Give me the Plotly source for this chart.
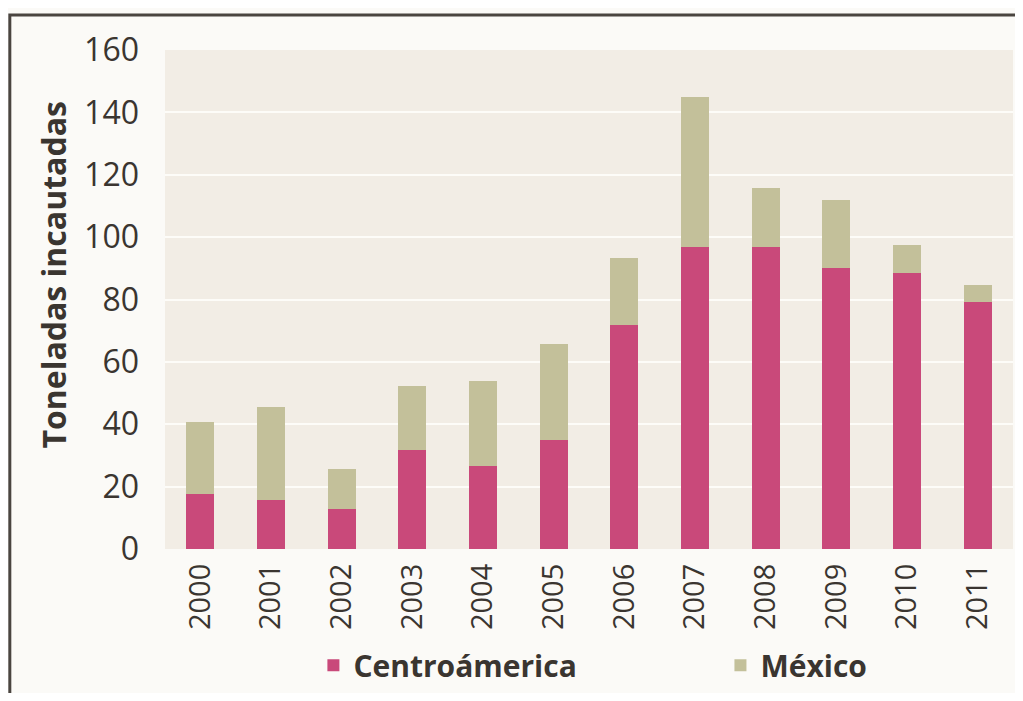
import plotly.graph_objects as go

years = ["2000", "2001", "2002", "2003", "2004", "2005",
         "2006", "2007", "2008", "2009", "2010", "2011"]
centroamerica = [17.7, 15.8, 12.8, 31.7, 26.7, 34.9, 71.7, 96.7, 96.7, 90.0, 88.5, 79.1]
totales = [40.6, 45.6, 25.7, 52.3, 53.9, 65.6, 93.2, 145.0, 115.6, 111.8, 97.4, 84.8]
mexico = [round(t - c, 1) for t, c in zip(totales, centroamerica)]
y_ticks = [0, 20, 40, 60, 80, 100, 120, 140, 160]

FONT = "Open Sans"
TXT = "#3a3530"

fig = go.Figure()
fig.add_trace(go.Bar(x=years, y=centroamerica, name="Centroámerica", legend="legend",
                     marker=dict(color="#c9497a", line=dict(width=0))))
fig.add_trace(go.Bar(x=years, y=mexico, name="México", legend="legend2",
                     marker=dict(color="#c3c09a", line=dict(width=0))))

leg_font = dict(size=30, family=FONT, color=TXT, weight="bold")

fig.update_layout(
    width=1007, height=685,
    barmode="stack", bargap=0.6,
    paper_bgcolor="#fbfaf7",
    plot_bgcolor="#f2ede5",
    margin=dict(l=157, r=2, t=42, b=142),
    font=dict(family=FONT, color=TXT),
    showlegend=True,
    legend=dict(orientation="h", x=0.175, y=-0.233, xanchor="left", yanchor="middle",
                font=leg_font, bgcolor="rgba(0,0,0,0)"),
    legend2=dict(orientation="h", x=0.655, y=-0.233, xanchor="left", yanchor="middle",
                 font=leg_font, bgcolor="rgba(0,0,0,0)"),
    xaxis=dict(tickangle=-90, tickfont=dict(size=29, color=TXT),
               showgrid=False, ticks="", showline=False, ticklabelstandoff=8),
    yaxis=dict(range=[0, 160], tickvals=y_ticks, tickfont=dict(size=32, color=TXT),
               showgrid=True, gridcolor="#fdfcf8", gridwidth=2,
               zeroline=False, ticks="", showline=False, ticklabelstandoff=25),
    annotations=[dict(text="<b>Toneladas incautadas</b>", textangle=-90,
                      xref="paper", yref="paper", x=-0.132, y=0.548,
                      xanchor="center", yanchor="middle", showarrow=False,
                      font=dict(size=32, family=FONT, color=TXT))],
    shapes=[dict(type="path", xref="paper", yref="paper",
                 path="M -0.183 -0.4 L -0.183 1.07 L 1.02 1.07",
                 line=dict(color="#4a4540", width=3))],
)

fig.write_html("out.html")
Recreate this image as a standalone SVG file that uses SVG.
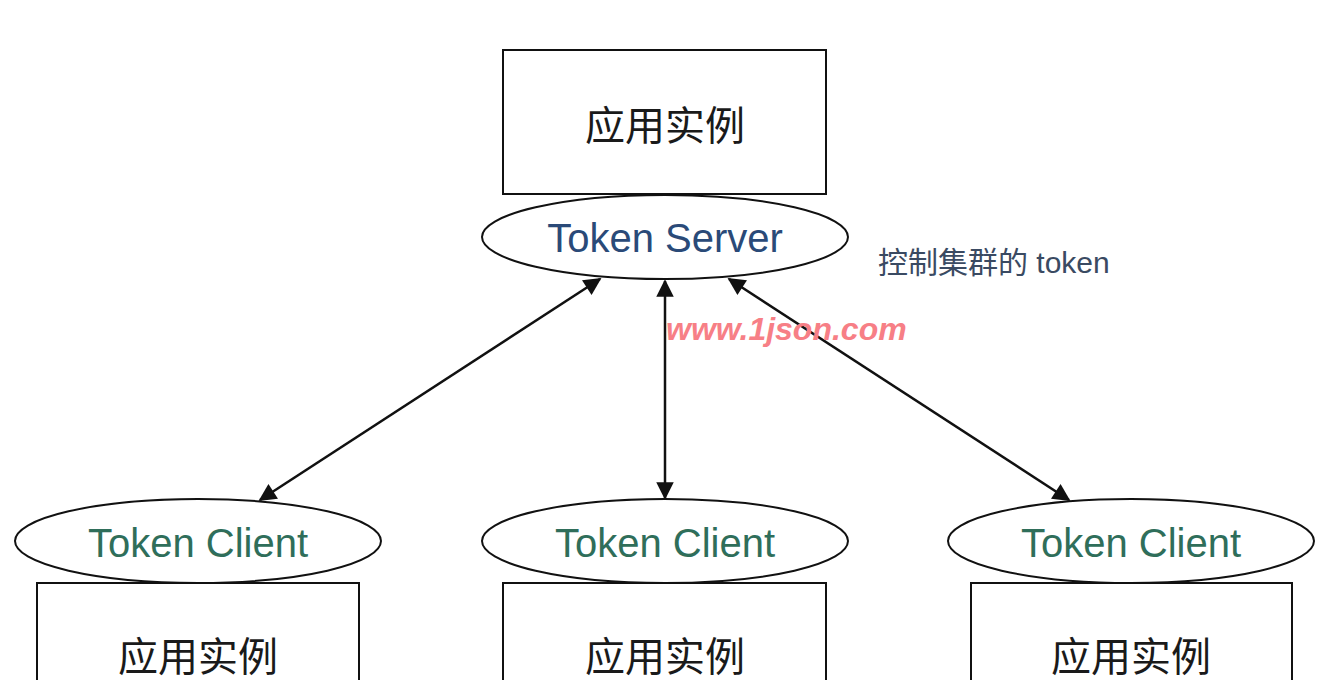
####
Reproduce the whole listing above word for word, but not its pictures.

Give me the Plotly source for this chart.
import plotly.graph_objects as go

years = ["2000", "2001", "2002", "2003", "2004", "2005",
         "2006", "2007", "2008", "2009", "2010", "2011"]
centroamerica = [17.7, 15.8, 12.8, 31.7, 26.7, 34.9, 71.7, 96.7, 96.7, 90.0, 88.5, 79.1]
totales = [40.6, 45.6, 25.7, 52.3, 53.9, 65.6, 93.2, 145.0, 115.6, 111.8, 97.4, 84.8]
mexico = [round(t - c, 1) for t, c in zip(totales, centroamerica)]
y_ticks = [0, 20, 40, 60, 80, 100, 120, 140, 160]

FONT = "Open Sans"
TXT = "#3a3530"

fig = go.Figure()
fig.add_trace(go.Bar(x=years, y=centroamerica, name="Centroámerica", legend="legend",
                     marker=dict(color="#c9497a", line=dict(width=0))))
fig.add_trace(go.Bar(x=years, y=mexico, name="México", legend="legend2",
                     marker=dict(color="#c3c09a", line=dict(width=0))))

leg_font = dict(size=30, family=FONT, color=TXT, weight="bold")

fig.update_layout(
    width=1007, height=685,
    barmode="stack", bargap=0.6,
    paper_bgcolor="#fbfaf7",
    plot_bgcolor="#f2ede5",
    margin=dict(l=157, r=2, t=42, b=142),
    font=dict(family=FONT, color=TXT),
    showlegend=True,
    legend=dict(orientation="h", x=0.175, y=-0.233, xanchor="left", yanchor="middle",
                font=leg_font, bgcolor="rgba(0,0,0,0)"),
    legend2=dict(orientation="h", x=0.655, y=-0.233, xanchor="left", yanchor="middle",
                 font=leg_font, bgcolor="rgba(0,0,0,0)"),
    xaxis=dict(tickangle=-90, tickfont=dict(size=29, color=TXT),
               showgrid=False, ticks="", showline=False, ticklabelstandoff=8),
    yaxis=dict(range=[0, 160], tickvals=y_ticks, tickfont=dict(size=32, color=TXT),
               showgrid=True, gridcolor="#fdfcf8", gridwidth=2,
               zeroline=False, ticks="", showline=False, ticklabelstandoff=25),
    annotations=[dict(text="<b>Toneladas incautadas</b>", textangle=-90,
                      xref="paper", yref="paper", x=-0.132, y=0.548,
                      xanchor="center", yanchor="middle", showarrow=False,
                      font=dict(size=32, family=FONT, color=TXT))],
    shapes=[dict(type="path", xref="paper", yref="paper",
                 path="M -0.183 -0.4 L -0.183 1.07 L 1.02 1.07",
                 line=dict(color="#4a4540", width=3))],
)

fig.write_html("out.html")
Recreate this image as a standalone SVG file that uses SVG.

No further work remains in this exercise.